##### Data segment #####
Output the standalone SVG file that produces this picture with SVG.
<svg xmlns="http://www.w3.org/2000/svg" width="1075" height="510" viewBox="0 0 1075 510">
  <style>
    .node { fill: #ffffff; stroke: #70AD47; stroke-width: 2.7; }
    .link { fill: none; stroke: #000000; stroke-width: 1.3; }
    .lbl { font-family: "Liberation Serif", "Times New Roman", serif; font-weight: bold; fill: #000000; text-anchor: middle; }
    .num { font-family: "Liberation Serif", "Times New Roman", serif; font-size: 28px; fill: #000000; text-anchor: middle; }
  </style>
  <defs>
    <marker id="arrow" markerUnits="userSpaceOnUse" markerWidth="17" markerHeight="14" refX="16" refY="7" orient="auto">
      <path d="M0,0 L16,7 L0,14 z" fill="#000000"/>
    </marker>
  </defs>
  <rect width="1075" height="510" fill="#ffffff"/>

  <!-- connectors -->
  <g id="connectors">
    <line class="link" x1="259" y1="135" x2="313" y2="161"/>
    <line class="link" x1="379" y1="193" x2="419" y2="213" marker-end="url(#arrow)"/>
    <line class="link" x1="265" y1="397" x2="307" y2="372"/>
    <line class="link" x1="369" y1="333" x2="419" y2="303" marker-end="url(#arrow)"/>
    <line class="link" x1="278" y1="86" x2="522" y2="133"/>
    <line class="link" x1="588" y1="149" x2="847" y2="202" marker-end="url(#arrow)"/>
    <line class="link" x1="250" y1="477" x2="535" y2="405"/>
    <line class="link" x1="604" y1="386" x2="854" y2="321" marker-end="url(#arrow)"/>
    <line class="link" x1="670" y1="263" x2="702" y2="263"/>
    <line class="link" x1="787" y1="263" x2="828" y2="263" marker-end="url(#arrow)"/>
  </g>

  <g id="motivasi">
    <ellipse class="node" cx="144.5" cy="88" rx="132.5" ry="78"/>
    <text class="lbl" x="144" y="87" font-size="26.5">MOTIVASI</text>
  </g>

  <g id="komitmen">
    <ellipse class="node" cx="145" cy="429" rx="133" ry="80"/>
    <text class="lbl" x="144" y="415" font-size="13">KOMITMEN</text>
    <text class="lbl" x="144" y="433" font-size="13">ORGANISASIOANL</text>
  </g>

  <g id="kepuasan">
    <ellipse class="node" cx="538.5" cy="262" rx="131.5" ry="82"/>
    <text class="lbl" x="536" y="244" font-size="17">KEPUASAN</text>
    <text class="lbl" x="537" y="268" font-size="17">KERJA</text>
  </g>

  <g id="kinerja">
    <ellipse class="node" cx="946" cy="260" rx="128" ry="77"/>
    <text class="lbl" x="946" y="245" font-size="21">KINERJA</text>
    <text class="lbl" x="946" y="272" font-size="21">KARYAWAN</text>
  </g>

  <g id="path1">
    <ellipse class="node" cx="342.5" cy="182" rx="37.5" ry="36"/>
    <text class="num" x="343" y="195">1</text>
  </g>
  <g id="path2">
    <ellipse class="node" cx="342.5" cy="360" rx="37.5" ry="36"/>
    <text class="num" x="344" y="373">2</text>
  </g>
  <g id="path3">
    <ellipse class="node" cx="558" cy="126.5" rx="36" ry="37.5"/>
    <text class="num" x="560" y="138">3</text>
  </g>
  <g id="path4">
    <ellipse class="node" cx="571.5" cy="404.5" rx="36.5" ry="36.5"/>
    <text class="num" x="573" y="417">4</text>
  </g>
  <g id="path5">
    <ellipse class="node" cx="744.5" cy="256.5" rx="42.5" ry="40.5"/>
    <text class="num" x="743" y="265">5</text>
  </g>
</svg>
#####
What you have to do:
Write the data back out verbatim.

The completed task:
Output the standalone SVG file that produces this picture with SVG.
<svg xmlns="http://www.w3.org/2000/svg" width="1075" height="510" viewBox="0 0 1075 510">
  <style>
    .node { fill: #ffffff; stroke: #70AD47; stroke-width: 2.7; }
    .link { fill: none; stroke: #000000; stroke-width: 1.3; }
    .lbl { font-family: "Liberation Serif", "Times New Roman", serif; font-weight: bold; fill: #000000; text-anchor: middle; }
    .num { font-family: "Liberation Serif", "Times New Roman", serif; font-size: 28px; fill: #000000; text-anchor: middle; }
  </style>
  <defs>
    <marker id="arrow" markerUnits="userSpaceOnUse" markerWidth="17" markerHeight="14" refX="16" refY="7" orient="auto">
      <path d="M0,0 L16,7 L0,14 z" fill="#000000"/>
    </marker>
  </defs>
  <rect width="1075" height="510" fill="#ffffff"/>

  <!-- connectors -->
  <g id="connectors">
    <line class="link" x1="259" y1="135" x2="313" y2="161"/>
    <line class="link" x1="379" y1="193" x2="419" y2="213" marker-end="url(#arrow)"/>
    <line class="link" x1="265" y1="397" x2="307" y2="372"/>
    <line class="link" x1="369" y1="333" x2="419" y2="303" marker-end="url(#arrow)"/>
    <line class="link" x1="278" y1="86" x2="522" y2="133"/>
    <line class="link" x1="588" y1="149" x2="847" y2="202" marker-end="url(#arrow)"/>
    <line class="link" x1="250" y1="477" x2="535" y2="405"/>
    <line class="link" x1="604" y1="386" x2="854" y2="321" marker-end="url(#arrow)"/>
    <line class="link" x1="670" y1="263" x2="702" y2="263"/>
    <line class="link" x1="787" y1="263" x2="828" y2="263" marker-end="url(#arrow)"/>
  </g>

  <g id="motivasi">
    <ellipse class="node" cx="144.5" cy="88" rx="132.5" ry="78"/>
    <text class="lbl" x="144" y="87" font-size="26.5">MOTIVASI</text>
  </g>

  <g id="komitmen">
    <ellipse class="node" cx="145" cy="429" rx="133" ry="80"/>
    <text class="lbl" x="144" y="415" font-size="13">KOMITMEN</text>
    <text class="lbl" x="144" y="433" font-size="13">ORGANISASIOANL</text>
  </g>

  <g id="kepuasan">
    <ellipse class="node" cx="538.5" cy="262" rx="131.5" ry="82"/>
    <text class="lbl" x="536" y="244" font-size="17">KEPUASAN</text>
    <text class="lbl" x="537" y="268" font-size="17">KERJA</text>
  </g>

  <g id="kinerja">
    <ellipse class="node" cx="946" cy="260" rx="128" ry="77"/>
    <text class="lbl" x="946" y="245" font-size="21">KINERJA</text>
    <text class="lbl" x="946" y="272" font-size="21">KARYAWAN</text>
  </g>

  <g id="path1">
    <ellipse class="node" cx="342.5" cy="182" rx="37.5" ry="36"/>
    <text class="num" x="343" y="195">1</text>
  </g>
  <g id="path2">
    <ellipse class="node" cx="342.5" cy="360" rx="37.5" ry="36"/>
    <text class="num" x="344" y="373">2</text>
  </g>
  <g id="path3">
    <ellipse class="node" cx="558" cy="126.5" rx="36" ry="37.5"/>
    <text class="num" x="560" y="138">3</text>
  </g>
  <g id="path4">
    <ellipse class="node" cx="571.5" cy="404.5" rx="36.5" ry="36.5"/>
    <text class="num" x="573" y="417">4</text>
  </g>
  <g id="path5">
    <ellipse class="node" cx="744.5" cy="256.5" rx="42.5" ry="40.5"/>
    <text class="num" x="743" y="265">5</text>
  </g>
</svg>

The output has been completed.